Las opiniones expresadas en nuestro contenido pertenecen al autor únicamente, y no representan puntos de vista de autoridad en la Fe Bahá’í.
Cuando mi íntimo amigo George partió al otro mundo, al misterio que las enseñanzas bahá’ís llaman «el océano de luz», su muerte nos dejó con la responsabilidad de darle sepultura a su cuerpo.

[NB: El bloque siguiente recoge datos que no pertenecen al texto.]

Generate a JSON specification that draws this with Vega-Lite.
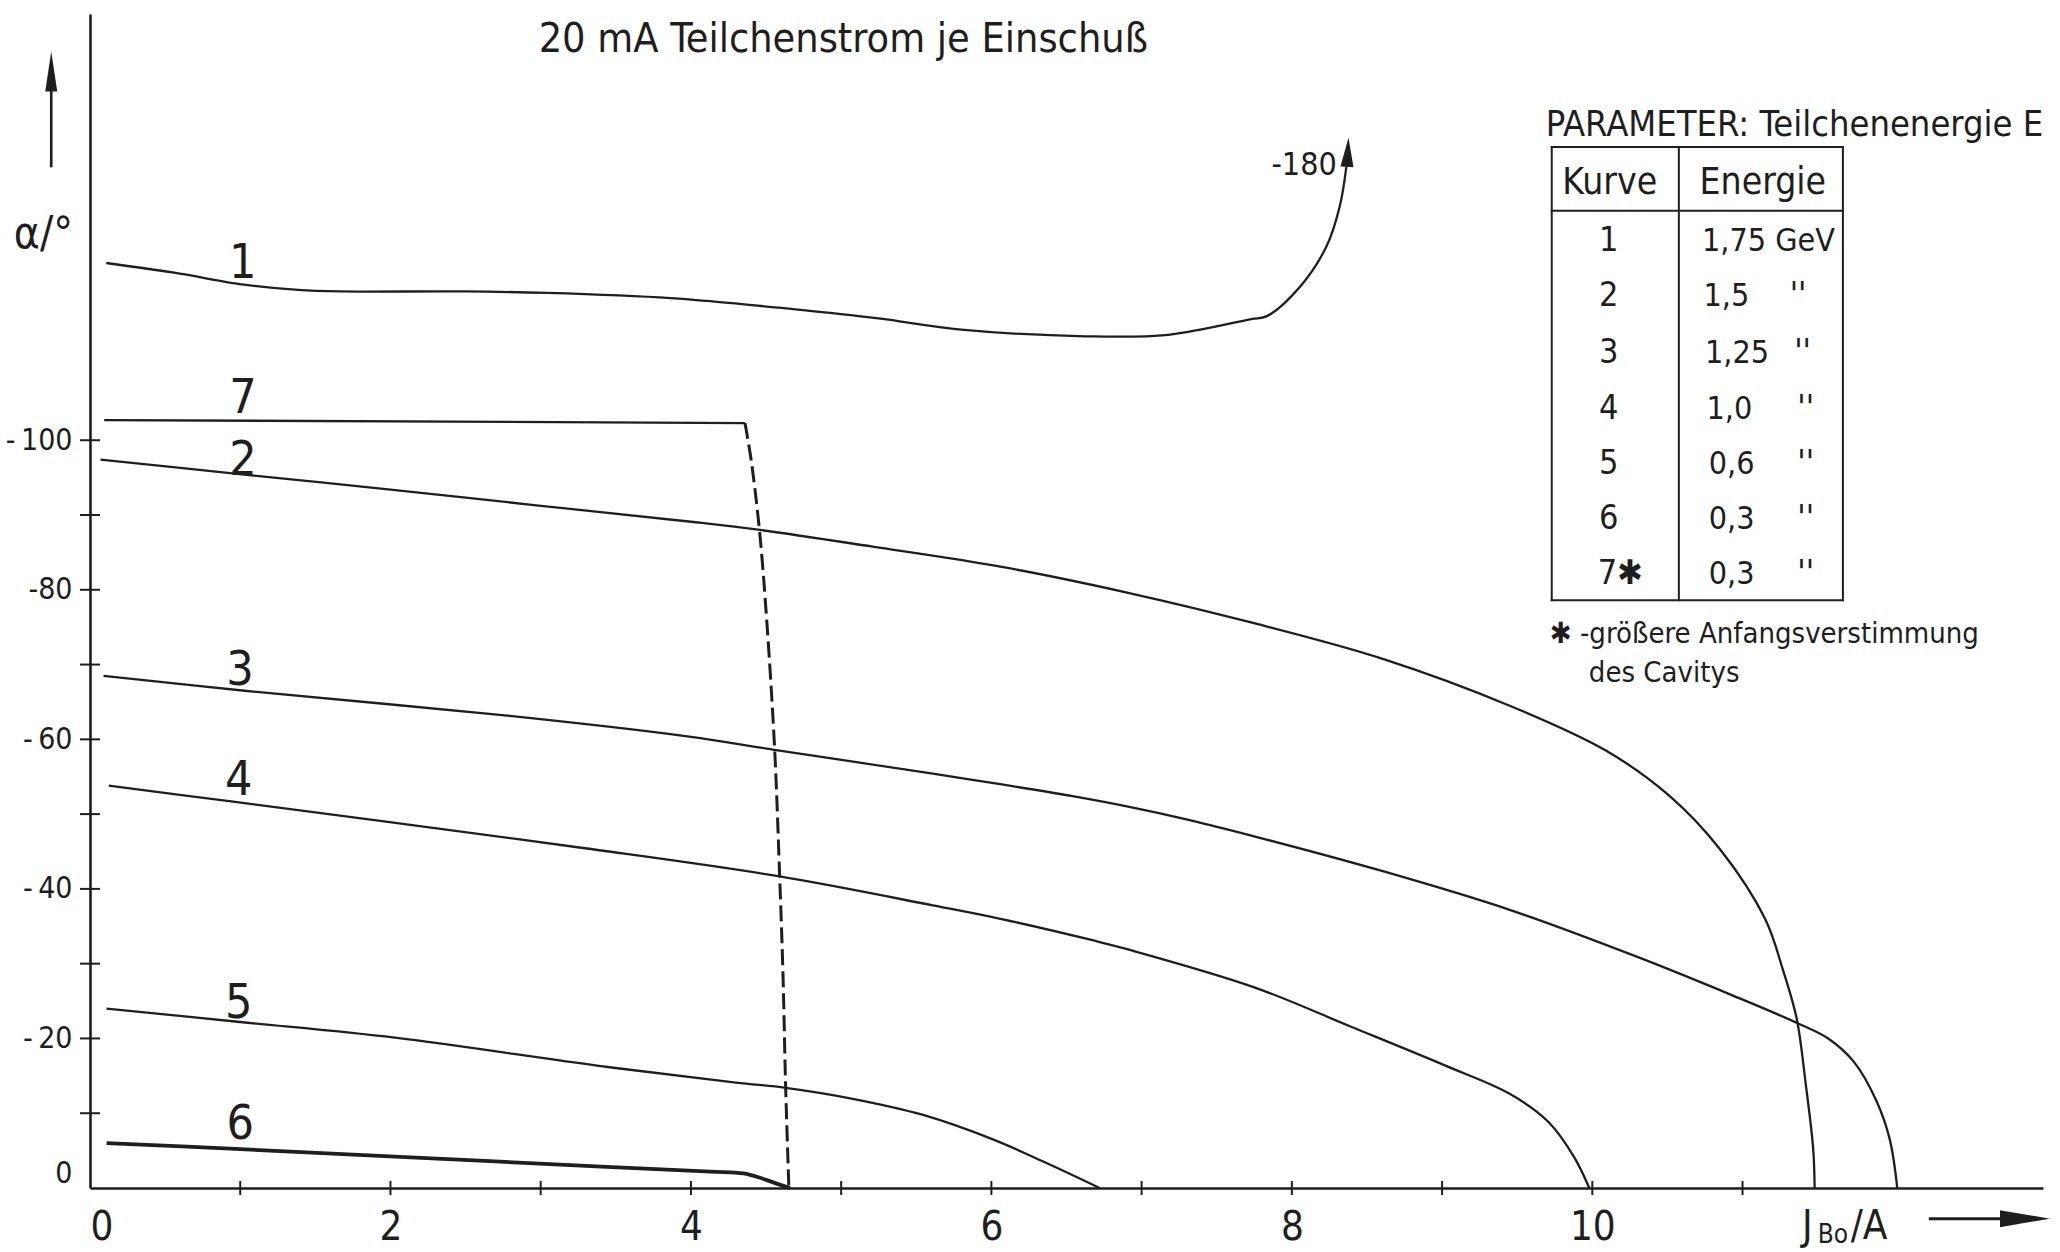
{
  "$schema": "https://vega.github.io/schema/vega-lite/v6.json",
  "width": 1953,
  "height": 1174,
  "autosize": {"type": "none"},
  "padding": {"left": 90, "top": 14, "right": 17, "bottom": 64},
  "background": "#ffffff",
  "config": {
    "view": {"stroke": null},
    "font": "DejaVu Sans Condensed, Liberation Sans, sans-serif",
    "axis": {"grid": false, "ticks": false, "domainColor": "#1e1e1e", "domainWidth": 2.6, "labelColor": "#1e1e1e"},
    "text": {"color": "#1e1e1e"}
  },
  "datasets": {
    "curves": [
      {"k": "1", "x": 0.108, "a": -123.7}, {"k": "1", "x": 0.56, "a": -122.4}, {"k": "1", "x": 1.026, "a": -120.8},
      {"k": "1", "x": 1.385, "a": -120.1}, {"k": "1", "x": 1.664, "a": -119.9}, {"k": "1", "x": 2.489, "a": -119.9},
      {"k": "1", "x": 3.04, "a": -119.7}, {"k": "1", "x": 3.865, "a": -119.0}, {"k": "1", "x": 4.696, "a": -117.5},
      {"k": "1", "x": 5.248, "a": -116.3}, {"k": "1", "x": 5.8, "a": -114.8}, {"k": "1", "x": 6.625, "a": -113.9},
      {"k": "1", "x": 7.177, "a": -114.1}, {"k": "1", "x": 7.73, "a": -116.2}, {"k": "1", "x": 7.834, "a": -116.6},
      {"k": "1", "x": 8.053, "a": -120.5}, {"k": "1", "x": 8.23, "a": -125.9}, {"k": "1", "x": 8.319, "a": -131.3},
      {"k": "1", "x": 8.363, "a": -136.6},

      {"k": "2", "x": 0.07, "a": -97.4}, {"k": "2", "x": 0.98, "a": -95.5}, {"k": "2", "x": 2.0, "a": -93.4},
      {"k": "2", "x": 2.97, "a": -91.3}, {"k": "2", "x": 4.0, "a": -89.1}, {"k": "2", "x": 4.46, "a": -88.0},
      {"k": "2", "x": 5.2, "a": -85.8}, {"k": "2", "x": 6.06, "a": -83.1}, {"k": "2", "x": 6.91, "a": -79.6},
      {"k": "2", "x": 7.755, "a": -75.5}, {"k": "2", "x": 8.6, "a": -70.8}, {"k": "2", "x": 9.45, "a": -64.5},
      {"k": "2", "x": 10.09, "a": -58.5}, {"k": "2", "x": 10.51, "a": -52.5}, {"k": "2", "x": 10.85, "a": -45.3},
      {"k": "2", "x": 11.15, "a": -36.0}, {"k": "2", "x": 11.27, "a": -29.1}, {"k": "2", "x": 11.36, "a": -22.7},
      {"k": "2", "x": 11.42, "a": -14.0}, {"k": "2", "x": 11.47, "a": -5.3}, {"k": "2", "x": 11.48, "a": 0},

      {"k": "3", "x": 0.09, "a": -68.5}, {"k": "3", "x": 1.03, "a": -66.5}, {"k": "3", "x": 2.81, "a": -63.1},
      {"k": "3", "x": 3.975, "a": -60.4}, {"k": "3", "x": 4.556, "a": -58.6}, {"k": "3", "x": 5.61, "a": -55.4},
      {"k": "3", "x": 6.06, "a": -54.0}, {"k": "3", "x": 6.54, "a": -52.4}, {"k": "3", "x": 6.91, "a": -51.0},
      {"k": "3", "x": 7.32, "a": -49.2}, {"k": "3", "x": 7.755, "a": -47.0}, {"k": "3", "x": 8.6, "a": -42.4},
      {"k": "3", "x": 9.45, "a": -37.2}, {"k": "3", "x": 10.3, "a": -30.9}, {"k": "3", "x": 10.94, "a": -25.7},
      {"k": "3", "x": 11.36, "a": -22.1}, {"k": "3", "x": 11.57, "a": -20.0}, {"k": "3", "x": 11.74, "a": -16.9},
      {"k": "3", "x": 11.89, "a": -11.7}, {"k": "3", "x": 11.98, "a": -6.5}, {"k": "3", "x": 12.03, "a": 0},

      {"k": "4", "x": 0.125, "a": -53.8}, {"k": "4", "x": 0.94, "a": -51.7}, {"k": "4", "x": 1.97, "a": -49.0},
      {"k": "4", "x": 3.27, "a": -45.5}, {"k": "4", "x": 4.58, "a": -41.7}, {"k": "4", "x": 5.61, "a": -37.8},
      {"k": "4", "x": 6.06, "a": -36.0}, {"k": "4", "x": 6.68, "a": -33.1}, {"k": "4", "x": 6.91, "a": -31.9},
      {"k": "4", "x": 7.755, "a": -26.8}, {"k": "4", "x": 8.39, "a": -21.6}, {"k": "4", "x": 9.03, "a": -16.3},
      {"k": "4", "x": 9.45, "a": -12.6}, {"k": "4", "x": 9.71, "a": -8.8}, {"k": "4", "x": 9.88, "a": -4.1},
      {"k": "4", "x": 9.98, "a": 0},

      {"k": "5", "x": 0.11, "a": -24.0}, {"k": "5", "x": 1.0, "a": -22.2}, {"k": "5", "x": 2.03, "a": -20.1},
      {"k": "5", "x": 3.4, "a": -16.3}, {"k": "5", "x": 4.3, "a": -14.1}, {"k": "5", "x": 4.63, "a": -13.4},
      {"k": "5", "x": 5.06, "a": -12.0}, {"k": "5", "x": 5.54, "a": -9.8}, {"k": "5", "x": 6.01, "a": -6.5},
      {"k": "5", "x": 6.37, "a": -3.3}, {"k": "5", "x": 6.72, "a": 0},

      {"k": "6", "x": 0.11, "a": -6.0}, {"k": "6", "x": 1.0, "a": -5.2}, {"k": "6", "x": 2.03, "a": -4.2},
      {"k": "6", "x": 3.37, "a": -2.9}, {"k": "6", "x": 4.13, "a": -2.2}, {"k": "6", "x": 4.35, "a": -1.95},
      {"k": "6", "x": 4.47, "a": -1.3}, {"k": "6", "x": 4.59, "a": -0.45}, {"k": "6", "x": 4.66, "a": 0},

      {"k": "7a", "x": 0.095, "a": -102.7}, {"k": "7a", "x": 4.36, "a": -102.3},

      {"k": "7b", "x": 4.36, "a": -102.3}, {"k": "7b", "x": 4.402, "a": -97.2}, {"k": "7b", "x": 4.457, "a": -87.8},
      {"k": "7b", "x": 4.506, "a": -75.5}, {"k": "7b", "x": 4.557, "a": -58.8}, {"k": "7b", "x": 4.59, "a": -42.1},
      {"k": "7b", "x": 4.613, "a": -28.4}, {"k": "7b", "x": 4.63, "a": -13.9}, {"k": "7b", "x": 4.652, "a": 0}
    ],
    "table_lines": [
      {"x": 9.73, "x2": 11.668, "a": -139.2, "a2": -139.2},
      {"x": 9.73, "x2": 11.668, "a": -78.6, "a2": -78.6},
      {"x": 9.73, "x2": 9.73, "a": -139.2, "a2": -78.6},
      {"x": 11.668, "x2": 11.668, "a": -139.2, "a2": -78.6},
      {"x": 10.576, "x2": 10.576, "a": -139.2, "a2": -78.6},
      {"x": 9.73, "x2": 11.668, "a": -130.7, "a2": -130.7}
    ]
  },
  "encoding": {
    "x": {
      "field": "x", "type": "quantitative",
      "scale": {"domain": [0, 13], "nice": false, "zero": false},
      "axis": {"title": null, "values": [0, 2, 4, 6, 8, 10], "labelFontSize": 40, "labelPadding": 19, "labelFlush": true, "labelAngle": 0}
    },
    "y": {
      "field": "a", "type": "quantitative",
      "scale": {"domain": [-157, 0], "reverse": true, "nice": false, "zero": false},
      "axis": {
        "title": null, "values": [-100, -80, -60, -40, -20, 0], "labelFontSize": 30, "labelPadding": 18,
        "labelFlush": true, "labelFlushOffset": 0,
        "labelExpr": "datum.value == 0 ? '0' : datum.value == -80 ? '-80' : '-\u2009' + abs(datum.value)"
      }
    }
  },
  "layer": [
    {
      "data": {"values": [{"x": 0, "a": -10}, {"x": 0, "a": -20}, {"x": 0, "a": -30}, {"x": 0, "a": -40}, {"x": 0, "a": -50}, {"x": 0, "a": -60}, {"x": 0, "a": -70}, {"x": 0, "a": -80}, {"x": 0, "a": -90}, {"x": 0, "a": -100}]},
      "mark": {"type": "tick", "orient": "horizontal", "size": 20, "thickness": 2, "color": "#1e1e1e", "opacity": 1}
    },
    {
      "data": {"values": [{"x": 1, "a": 0}, {"x": 2, "a": 0}, {"x": 3, "a": 0}, {"x": 4, "a": 0}, {"x": 5, "a": 0}, {"x": 6, "a": 0}, {"x": 7, "a": 0}, {"x": 8, "a": 0}, {"x": 9, "a": 0}, {"x": 10, "a": 0}, {"x": 11, "a": 0}]},
      "mark": {"type": "tick", "orient": "vertical", "size": 14, "thickness": 2, "color": "#1e1e1e", "opacity": 1}
    },
    {
      "data": {"name": "curves"},
      "transform": [{"filter": "datum.k != '6' && datum.k != '7b'"}],
      "mark": {"type": "line", "interpolate": "catmull-rom", "color": "#1e1e1e", "strokeWidth": 2.3, "strokeJoin": "round"},
      "encoding": {"detail": {"field": "k"}}
    },
    {
      "data": {"name": "curves"},
      "transform": [{"filter": "datum.k == '6'"}],
      "mark": {"type": "line", "interpolate": "catmull-rom", "color": "#1e1e1e", "strokeWidth": 3.8, "strokeJoin": "round"},
      "encoding": {}
    },
    {
      "data": {"name": "curves"},
      "transform": [{"filter": "datum.k == '7b'"}],
      "mark": {"type": "line", "interpolate": "catmull-rom", "color": "#1e1e1e", "strokeWidth": 3, "strokeDash": [16, 6]},
      "encoding": {}
    },
    {
      "data": {"values": [{"x": 8.372, "a": -138.5}]},
      "mark": {"type": "point", "shape": "M 0 -1 L 0.45 1 L -0.45 1 Z", "size": 841, "filled": true, "opacity": 1, "color": "#1e1e1e", "angle": 3}
    },
    {
      "data": {"values": [{"x": -0.258, "a": -136.5}]},
      "mark": {"type": "rule", "color": "#1e1e1e", "strokeWidth": 2.6},
      "encoding": {"y2": {"datum": -147.5}}
    },
    {
      "data": {"values": [{"x": -0.258, "a": -149.3}]},
      "mark": {"type": "point", "shape": "M 0 -1 L 0.3 1 L -0.3 1 Z", "size": 1600, "filled": true, "opacity": 1, "color": "#1e1e1e"}
    },
    {
      "data": {"values": [{"x": 12.24, "a": 4.1}]},
      "mark": {"type": "rule", "color": "#1e1e1e", "strokeWidth": 3},
      "encoding": {"x2": {"datum": 12.8}}
    },
    {
      "data": {"values": [{"x": 12.88, "a": 4.1}]},
      "mark": {"type": "point", "shape": "M 1 0 L -1 -0.34 L -1 0.34 Z", "size": 2500, "filled": true, "opacity": 1, "color": "#1e1e1e"}
    },
    {
      "data": {"name": "table_lines"},
      "mark": {"type": "rule", "color": "#1e1e1e", "strokeWidth": 2, "strokeCap": "square"},
      "encoding": {"x2": {"field": "x2"}, "y2": {"field": "a2"}}
    },
    {
      "data": {"values": [{"x": 5.014, "a": -151.9, "t": "20 mA Teilchenstrom je Einschuß"}]},
      "mark": {"type": "text", "fontSize": 41, "align": "center", "baseline": "alphabetic"},
      "encoding": {"text": {"field": "t"}}
    },
    {
      "data": {"values": [
        {"x": 1.017, "a": -121.7, "t": "1"},
        {"x": 1.018, "a": -103.7, "t": "7"},
        {"x": 1.018, "a": -95.4, "t": "2"},
        {"x": 0.998, "a": -67.3, "t": "3"},
        {"x": 0.99, "a": -52.6, "t": "4"},
        {"x": 0.99, "a": -22.8, "t": "5"},
        {"x": 1.0, "a": -6.6, "t": "6"}
      ]},
      "mark": {"type": "text", "fontSize": 48, "align": "center", "baseline": "alphabetic"},
      "encoding": {"text": {"field": "t"}}
    },
    {
      "data": {"values": [{"x": 8.299, "a": -135.5, "t": "-180"}]},
      "mark": {"type": "text", "fontSize": 32, "align": "right", "baseline": "alphabetic"},
      "encoding": {"text": {"field": "t"}}
    },
    {
      "data": {"values": [{"x": 9.69, "a": -140.7, "t": "PARAMETER: Teilchenenergie E"}]},
      "mark": {"type": "text", "fontSize": 36, "align": "left", "baseline": "alphabetic"},
      "encoding": {"text": {"field": "t"}}
    },
    {
      "data": {"values": [{"x": 10.116, "a": -132.9, "t": "Kurve"}, {"x": 11.135, "a": -132.9, "t": "Energie"}]},
      "mark": {"type": "text", "fontSize": 37, "align": "center", "baseline": "alphabetic"},
      "encoding": {"text": {"field": "t"}}
    },
    {
      "data": {"values": [
        {"x": 10.11, "a": -125.29, "t": "1"},
        {"x": 10.11, "a": -117.92, "t": "2"},
        {"x": 10.11, "a": -110.27, "t": "3"},
        {"x": 10.11, "a": -102.9, "t": "4"},
        {"x": 10.11, "a": -95.52, "t": "5"},
        {"x": 10.11, "a": -88.16, "t": "6"},
        {"x": 10.186, "a": -80.8, "t": "7✱"}
      ]},
      "mark": {"type": "text", "fontSize": 34, "align": "center", "baseline": "alphabetic"},
      "encoding": {"text": {"field": "t"}}
    },
    {
      "data": {"values": [
        {"x": 10.73, "a": -125.29, "t": "1,75 GeV"},
        {"x": 10.74, "a": -117.92, "t": "1,5"},
        {"x": 10.75, "a": -110.27, "t": "1,25"},
        {"x": 10.76, "a": -102.9, "t": "1,0"},
        {"x": 10.775, "a": -95.52, "t": "0,6"},
        {"x": 10.775, "a": -88.16, "t": "0,3"},
        {"x": 10.775, "a": -80.8, "t": "0,3"}
      ]},
      "mark": {"type": "text", "fontSize": 32, "align": "left", "baseline": "alphabetic"},
      "encoding": {"text": {"field": "t"}}
    },
    {
      "data": {"values": [
        {"x": 11.37, "a": -117.92, "t": "''"},
        {"x": 11.4, "a": -110.27, "t": "''"},
        {"x": 11.42, "a": -102.9, "t": "''"},
        {"x": 11.42, "a": -95.52, "t": "''"},
        {"x": 11.42, "a": -88.16, "t": "''"},
        {"x": 11.42, "a": -80.8, "t": "''"}
      ]},
      "mark": {"type": "text", "fontSize": 34, "align": "center", "baseline": "alphabetic"},
      "encoding": {"text": {"field": "t"}}
    },
    {
      "data": {"values": [
        {"x": 9.717, "a": -72.9, "t": "✱ -größere Anfangsverstimmung"},
        {"x": 9.977, "a": -67.7, "t": "des Cavitys"}
      ]},
      "mark": {"type": "text", "fontSize": 29, "align": "left", "baseline": "alphabetic"},
      "encoding": {"text": {"field": "t"}}
    },
    {
      "data": {"values": [{"x": -0.31, "a": -127.4, "t": "α/°"}]},
      "mark": {"type": "text", "fontSize": 44, "align": "center", "baseline": "middle"},
      "encoding": {"text": {"field": "t"}}
    },
    {
      "data": {"values": [{"x": 11.395, "a": 6.8, "t": "J"}, {"x": 11.72, "a": 6.8, "t": "/A"}]},
      "mark": {"type": "text", "fontSize": 40, "align": "left", "baseline": "alphabetic"},
      "encoding": {"text": {"field": "t"}}
    },
    {
      "data": {"values": [{"x": 11.5, "a": 7.4, "t": "Bo"}]},
      "mark": {"type": "text", "fontSize": 26, "align": "left", "baseline": "alphabetic"},
      "encoding": {"text": {"field": "t"}}
    }
  ]
}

Por supuesto, esto ocurre constantemente en todo el mundo: los vivos deben acompañar a los moribundos en su viaje hacia un segundo nacimiento, pero solo podemos acompañar hasta cierto punto. Al final, seguimos aquí y nuestro ser querido ha partido. Nuestra hora se acerca, tarde o temprano, pero aún no ha llegado. Bahá’u’lláh escribió:
Esta vida termina con la muerte física, que es una realidad ineludible, ordenada por Dios. No obstante, esa vida que se menciona en los Libros de los Profetas y de los Escogidos de Dios es la vida del conocimiento; es decir, el reconocimiento por parte del siervo del signo de los esplendores con que le ha investido Aquel que es la Fuente de todo esplendor, y la certeza de que alcanzará la presencia de Dios por medio de las Manifestaciones de Su Causa. Esta es la vida bendita y sempiterna que no perece: quien es vivificado por ella nunca morirá, sino que perdurará tanto como perdure Su Señor y Creador.
Dado que realmente nunca perecemos, las enseñanzas bahá’ís piden que se respete el cuerpo que dejó atrás un alma humana noble, lavando y envolviendo su forma humana, y posteriormente realizando una sencilla ceremonia de oración que preceda a una sepultura normalmente rápida.
Tres de nosotros realizamos el lavado y el amortajamiento del cuerpo de George, incluido su hijo mayor, Anton. La certeza de que George vive ahora en un estado de alegría y libertad contrastaba palpablemente con el cuerpo inimaginablemente destrozado que él había ocupado durante su vida en la Tierra. Lo que Dios le dio a George, George lo había empleado en Su camino.
Al lavar y amortajar el cuerpo de George en la preparación de su entierro, quedamos traspasados y transformados en un estado mucho más espiritual. Era como si tuviéramos, por un momento, que compartir su vida de trabajo, para honrar cómo había llevado su carga. «Para el corazón de Attar, un átomo de Tu dolor», escribió Bahá’u’lláh, citando a un místico del siglo XII. La preparación del cuerpo de George para su descanso final nos permitió ver un átomo de su dolor.
El entierro tuvo lugar unas horas más tarde en un pequeño cementerio rural en el que descansaban la madre de George y muchos de sus familiares. Nunca me había fijado en este cementerio a pesar de haber vivido a menos de 3 kilómetros de él durante 26 años. En contra de las previsiones, el tiempo resultó ser bueno. Asistieron unas 60-70 personas, en su mayoría negros, sobre todo familiares. El director de la funeraria conocía a George desde la infancia y estableció un paralelismo entre su familia de 14 hijos y la de George de 13.
Al presentar las oraciones, expliqué que íbamos a realizar un entierro sencillo y digno para los bahá’ís y que el servicio conmemorativo, con elogios, testimonios y recuerdos, vendría después. Sin embargo, reconocimos la naturaleza heroica de la vida de George en la Tierra y su nueva libertad en el otro mundo, mencionando nuestra firme convicción de que Dios no cree en el color de la piel y que un día la humanidad tampoco lo hará, de modo que, en algún momento, los hijos de nuestros hijos no podrán imaginar la creencia en una opresión tan horrible e hiriente, tan costosa para todos nosotros.
En su funeral, las dificultades de una sociedad dividida parecieron desvanecerse. Se nos concedió, y atesoramos, una maravillosa evidencia del poder del amor de Dios. Recordé la exhortación de Abdu’l-Bahá en Contestaciones a unas preguntas: «Si no fuera por el amor de Dios, el distanciamiento no daría paso a la unidad».
Las personas que se reunieron en memoria de los innumerables servicios de George a la humanidad sintieron, y recordarán para siempre, su radiante presencia. Cada uno de nosotros tuvo el gran consuelo, en el momento de la pérdida de un alma valiosa, de ver a la descendencia de esa persona surgir en su lugar. Nos animó ver a los hijos de George dándose fuerza unos a otros, sirviendo a su afligida madrastra, y haciendo realidad los deseos de George.
Su pérdida es dolorosa, pero oramos, incluso cuando vemos destellos del cumplimiento de nuestra oración, para que encarnen la esencia de su señor. Ni George ni sus buenas acciones se han perdido realmente, ni siquiera en este mundo.